Menurutnya, Taman Kyai Langgeng tidak bisa disandingkan dengan tempat pariwisata yang dikelola perorangan maupun skala kecil yang justru kebanjiran pengunjung di masa pandemi ini. Sebab, kebanyakan pengunjung yang datang ke TKL, sebelum pandemi, mayoritas adalah masyarakat luar daerah Jawa Tengah.
“Sebanyak 70 persennya anak-anak sekolah, saat sebelum pandemi. Sedangkan 30 persennya masyarakat umum. Sekarang adanya pandemi, otomatis yang 70 persen ini tidak ada. Maka, andalan kami hanya yang 30 persen, dan itupun hanya masyarakat lokal, yang sebagian lebih memilih tempat pariwisata yang sedang hits,” ungkapnya.

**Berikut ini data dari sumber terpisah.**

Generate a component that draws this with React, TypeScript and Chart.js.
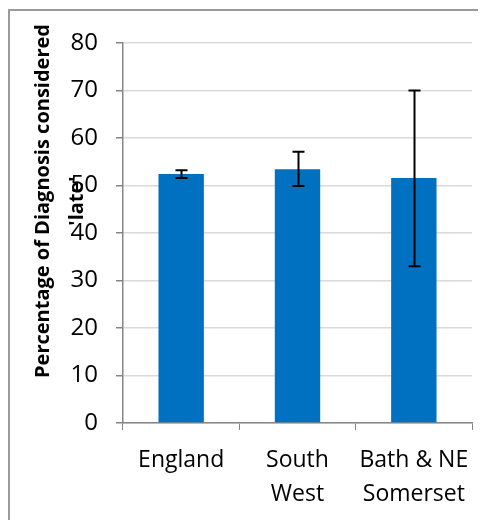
import React, { useEffect, useRef } from "react";
import { Chart, registerables } from "chart.js";

Chart.register(...registerables);

const categories: (string | string[])[] = ["England", ["South", "West"], ["Bath & NE", "Somerset"]];
const values: number[] = [52.4, 53.4, 51.6];
const errorLow: number[] = [51.6, 49.9, 33.0];
const errorHigh: number[] = [53.2, 57.1, 70.0];
const titleLines: string[] = ["Percentage of Diagnosis considered", "'late'"];

const errorBarPlugin = {
  id: "errorBars",
  afterDatasetsDraw(chart: any) {
    const ctx = chart.ctx;
    const meta = chart.getDatasetMeta(0);
    const y = chart.scales.y;
    ctx.save();
    ctx.strokeStyle = "#000";
    ctx.lineWidth = 2;
    meta.data.forEach((bar: any, i: number) => {
      const x = Math.round(bar.x) + 0.5;
      const yl = y.getPixelForValue(errorLow[i]);
      const yh = y.getPixelForValue(errorHigh[i]);
      ctx.beginPath();
      ctx.moveTo(x, yl);
      ctx.lineTo(x, yh);
      ctx.moveTo(x - 6, yl);
      ctx.lineTo(x + 6, yl);
      ctx.moveTo(x - 6, yh);
      ctx.lineTo(x + 6, yh);
      ctx.stroke();
    });
    ctx.restore();
  },
};

const decorPlugin = {
  id: "decor",
  afterDraw(chart: any) {
    const ctx = chart.ctx;
    const area = chart.chartArea;
    ctx.save();
    // outer border
    ctx.fillStyle = "#9a9a9a";
    ctx.fillRect(0, 1, chart.width, 2);
    ctx.fillRect(0, 1, 2, chart.height);
    // y axis title
    ctx.fillStyle = "#000";
    ctx.font = "bold 20px 'Open Sans'";
    ctx.textAlign = "center";
    ctx.textBaseline = "alphabetic";
    const cy = (area.top + area.bottom) / 2 - 32;
    const xs = [41, 75];
    titleLines.forEach((t, i) => {
      ctx.save();
      ctx.translate(xs[i], cy);
      ctx.rotate(-Math.PI / 2);
      ctx.fillText(t, 0, 0);
      ctx.restore();
    });
    ctx.restore();
  },
};

export default function App() {
  const ref = useRef<HTMLCanvasElement | null>(null);
  useEffect(() => {
    if (!ref.current) return;
    const chart = new Chart(ref.current, {
      type: "bar",
      data: {
        labels: categories,
        datasets: [
          {
            data: values,
            backgroundColor: "#0070c0",
            borderWidth: 0,
            barPercentage: 0.39,
            categoryPercentage: 1,
          },
        ],
      },
      options: {
        animation: false,
        responsive: true,
        maintainAspectRatio: false,
        layout: { padding: { left: 0, right: 14, top: 35, bottom: 0 } },
        plugins: { legend: { display: false }, tooltip: { enabled: false } },
        scales: {
          x: {
            afterFit: (s: any) => {
              s.height = 97;
            },
            grid: {
              drawOnChartArea: false,
              drawTicks: true,
              tickLength: 7,
              tickColor: "#868686",
              offset: true,
            },
            border: { color: "#868686", width: 1.5 },
            ticks: {
              color: "#000",
              padding: 14,
              font: { family: "'Open Sans'", size: 23, lineHeight: 1.45 },
              maxRotation: 0,
              autoSkip: false,
            },
          },
          y: {
            min: 0,
            max: 80,
            afterFit: (s: any) => {
              s.width = 115;
            },
            grid: {
              color: "#d9d9d9",
              lineWidth: 1.5,
              tickLength: 7,
              tickColor: "#868686",
            },
            border: { color: "#868686", width: 1.5 },
            ticks: {
              stepSize: 10,
              color: "#000",
              padding: 18,
              font: { family: "'Open Sans'", size: 24 },
            },
          },
        },
      },
      plugins: [errorBarPlugin, decorPlugin],
    });
    return () => chart.destroy();
  }, []);
  return (
    <div style={{ width: 478, height: 512, position: "relative" }}>
      <canvas ref={ref} />
    </div>
  );
}
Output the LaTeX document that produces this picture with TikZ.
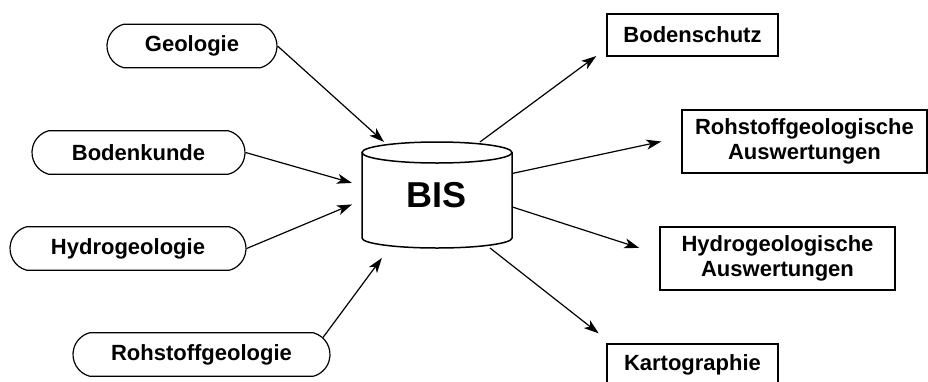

Terlebih lagi, imbuh Slamet, Kota Magelang sampai saat ini masih menerapkan Pemberlakuan Pembatasan Kegiatan Masyarakat (PPKM) jilid kedua. Ini semakin “memukul” tempat wisata andalan Kota Jasa ini.
“Selama PPKM ini rata-rata kunjungan di hari libur tidak lebih dari 500 orang per hari. Sementara di hari biasa, paling banyak ada 300 orang saja. Strategi yang kami lakukan sejauh ini, untuk menekan angka kerugian, ya tetap protokol kesehatan dan mengefisiensi pengeluaran, termasuk beban gaji karyawan,” imbuhnya.